By Paul Eckert
SEOUL (Reuters) - North Korea angrily rejected President Bush's call for dialogue, dismissing him on Friday as a "politically backward child" bent on using arms and money to change the North's communist political system.
In North Korea's first reaction to Bush's 40-hour visit to South Korea this week, a Foreign Ministry statement said the U.S. president had insulted North Korean leader Kim Jong-il by criticizing its political system and economic failings.
Bush renewed an unconditional U.S. offer for talks with North Korea, but also criticized the lack of food and freedom in the North and said his earlier provocative "axis of evil" remarks were aimed at the North's government, not its people.
"Bush's outbursts against the DPRK system are an insult to the national feelings of the Korean people," said the statement, carried by the North's official Korea Central News Agency (KCNA).
DPRK is the acronym of North Korea's official name, the Democratic People's Republic of Korea.
"The DPRK can never pardon anyone who dares pull up its supreme headquarters and slander its political system though he is a man bereft of an elementary reason or a politically backward child," it said.
"We are not willing to have contact with his clan," it said. "Useless is such dialogue advocated by the U.S. to find a pretext for invasion."
Bush said the United States had "no intention of invading North Korea" but said the 37,000 U.S. troops based in South Korea would defend the South if needed against threats posed by the North's arsenal of weapons of mass destruction.
NORTH VITRIOL SPARES SOUTH
However, while North Korea dug deep into its store of vitriolic phrases to respond to Bush's comments, it made no criticism of South Korean President Kim Dae-jung despite Kim's having voiced shared concern at the North's weapons programs.
Most analysts in South Korea say they expect North Korea to continue to avoid taking up Bush's offer for talks with the United States, but to probe Seoul's repeated offers to return to an already agreed program of exchanges.
Kim has pursued a "Sunshine Policy" of engaging North Korea and seeking peaceful coexistence with the North.
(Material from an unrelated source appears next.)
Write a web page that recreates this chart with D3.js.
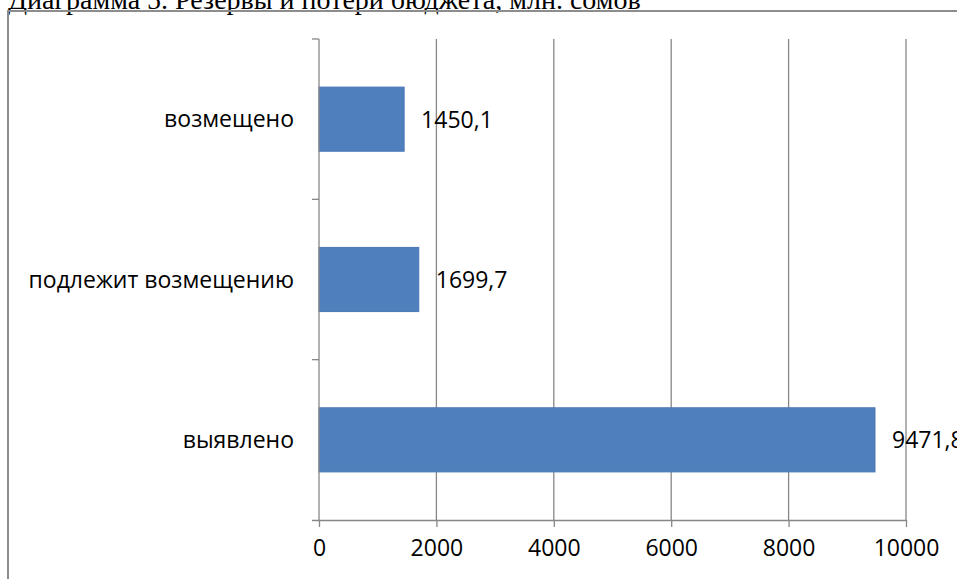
<!DOCTYPE html>
<html>
<head>
<meta charset="utf-8">
<script src="https://cdn.jsdelivr.net/npm/d3@7"></script>
<style>
  html, body { margin: 0; padding: 0; background: #fff; overflow: hidden; }
  svg { display: block; }
</style>
</head>
<body>
<svg id="chart" width="957" height="579"></svg>
<script>
// Budget reserves and losses, million som
const categories = ["выявлено", "подлежит возмещению", "возмещено"];
const values = [9471.8, 1699.7, 1450.1];
const valueLabels = ["9471,8", "1699,7", "1450,1"];
const xTicks = [0, 2000, 4000, 6000, 8000, 10000];
const title = "Диаграмма 5. Резервы и потери бюджета, млн. сомов";

const svg = d3.select("#chart");
const W = 957, H = 579;
const plot = { left: 319, right: 906, top: 39, bottom: 520 };
const gridColor = "#878787";
const sansFont = "'Open Sans', 'DejaVu Sans', sans-serif";

// heading (partly cut at the top edge)
svg.append("text")
  .attr("x", 8).attr("y", 8.5)
  .attr("font-family", "'Liberation Serif', 'Times New Roman', serif")
  .attr("font-size", 28)
  .attr("fill", "#000")
  .text(title);

// outer chart frame
svg.append("rect")
  .attr("x", 8).attr("y", 11)
  .attr("width", W + 20).attr("height", H + 20)
  .attr("fill", "none")
  .attr("stroke", "#8d8d8d")
  .attr("stroke-width", 2);

const x = d3.scaleLinear().domain([0, 10000]).range([plot.left, plot.right]);
// bottom-to-top order: first category sits at the bottom
const y = d3.scaleBand()
  .domain(categories.slice().reverse())
  .range([plot.top, plot.bottom])
  .paddingInner(0.6).paddingOuter(0.3);

// vertical gridlines
svg.append("g")
  .selectAll("line")
  .data(xTicks.slice(1))
  .join("line")
  .attr("x1", d => x(d)).attr("x2", d => x(d))
  .attr("y1", plot.top).attr("y2", plot.bottom)
  .attr("stroke", gridColor).attr("stroke-width", 1.3);

// bars
svg.append("g")
  .selectAll("rect")
  .data(categories)
  .join("rect")
  .attr("x", x(0))
  .attr("y", d => y(d))
  .attr("width", (d, i) => x(values[i]) - x(0))
  .attr("height", y.bandwidth())
  .attr("fill", "#4f7fbd")
  .attr("stroke", "#4a78b4")
  .attr("stroke-width", 1);

// x axis
const xAxis = svg.append("g")
  .attr("transform", `translate(0,${plot.bottom})`)
  .call(d3.axisBottom(x).tickValues(xTicks).tickSize(7).tickPadding(13).tickFormat(d3.format("d")));
xAxis.select(".domain").attr("stroke", gridColor).attr("stroke-width", 1.3)
  .attr("d", `M${plot.left - 7},0.5H${plot.right}`);
xAxis.selectAll(".tick line").attr("stroke", gridColor).attr("stroke-width", 1.3);
xAxis.selectAll(".tick text")
  .attr("font-family", sansFont).attr("font-size", 23).attr("fill", "#000");

// y axis with ticks between categories
const catBoundaries = d3.range(categories.length + 1).map(i => plot.top + i * (plot.bottom - plot.top) / categories.length);
const yAxis = svg.append("g");
yAxis.append("line")
  .attr("x1", plot.left).attr("x2", plot.left)
  .attr("y1", plot.top).attr("y2", plot.bottom)
  .attr("stroke", gridColor).attr("stroke-width", 1.3);
yAxis.selectAll("line.tk")
  .data(catBoundaries.slice(0, -1))
  .join("line").attr("class", "tk")
  .attr("x1", plot.left - 7).attr("x2", plot.left)
  .attr("y1", d => d).attr("y2", d => d)
  .attr("stroke", gridColor).attr("stroke-width", 1.3);

// category labels
svg.append("g")
  .selectAll("text")
  .data(categories)
  .join("text")
  .attr("x", plot.left - 25)
  .attr("y", d => y(d) + y.bandwidth() / 2)
  .attr("dy", "0.35em")
  .attr("text-anchor", "end")
  .attr("font-family", sansFont).attr("font-size", 23).attr("fill", "#000")
  .text(d => d);

// value labels
svg.append("g")
  .selectAll("text")
  .data(categories)
  .join("text")
  .attr("x", (d, i) => x(values[i]) + 17)
  .attr("y", d => y(d) + y.bandwidth() / 2)
  .attr("dy", "0.37em")
  .attr("font-family", sansFont).attr("font-size", 23).attr("fill", "#000")
  .text((d, i) => valueLabels[i]);
</script>
</body>
</html>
Bush's tough stance on North Korea created strains which the two men worked hard to reconcile this week in Seoul.
Kim Dae-jung was eloquently silent at a news conference with Bush when asked if he had any misgivings about Bush's view that North Korea, Iran and Iraq form an "axis of evil."
South Korean Unification Minister Jeong Se-hyun chaired a National Security Council meeting late Friday to discuss ways to draw North Korea back to dialogue it broke off last year.
"There are already many proposals and offers on the table," a ministry official said, referring to a call South Korea made last month for talks on resuming reunions of families cut off by the Korean political divide since the 1950-53 Korean War.
"North Korea is probably interested in discussing food and fertilizer aid," he told Reuters.
Another official was quoted by local media as saying the North's statement was at least partly for domestic consumption and did not necessarily rule out U.S.-North Korea talks.
NORTH KOREAN FACE, FEARS
Last month, Kim Dae-jung, urged North Korea to take up a longstanding U.S. offer to hold talks, but also called for American gestures to "help North Korea save face."
Bush calmed nerves in South Korea by tempering his tough rhetoric with renewed calls for dialogue with the North.
But many analysts said Bush cut close to the bone when he criticized Kim Jong-il, an object of state-led cult worship who KCNA this week called a "great man born of heaven."
Bush told a news conference: "I am concerned about a country that is not transparent, that develops weapons of mass destruction."
"I think the burden of proof is on the North Korean leader to prove that he does care about his people," he said after remarks about deadly food shortages in North Korea.
North Korea returned what it called Bush's "slander" by reminding him of the disputed 2000 U.S. presidential election that brought him to office.
"It is ridiculous for him to imagine that the DPRK's political system is the same with that of the U.S. where he took up the presidency with the votes of less than half of the electorate," the foreign ministry said.
It also blamed U.S. policies for the North's predicament.
"His loud-mouthed 'mass-destruction weapons' and 'starvation' are a product of the hostile policy toward the DPRK, and military threat and economic blockade against it (that) the U.S. has persisted in for over half a century," the statement said.
In a reminder of the misery Bush highlighted in Seoul, South Korea reported Friday the recent arrival of 20 new defectors who fled economic hardship, bringing this year's total to 74. Last year, a record 583 North Koreans defected to the South.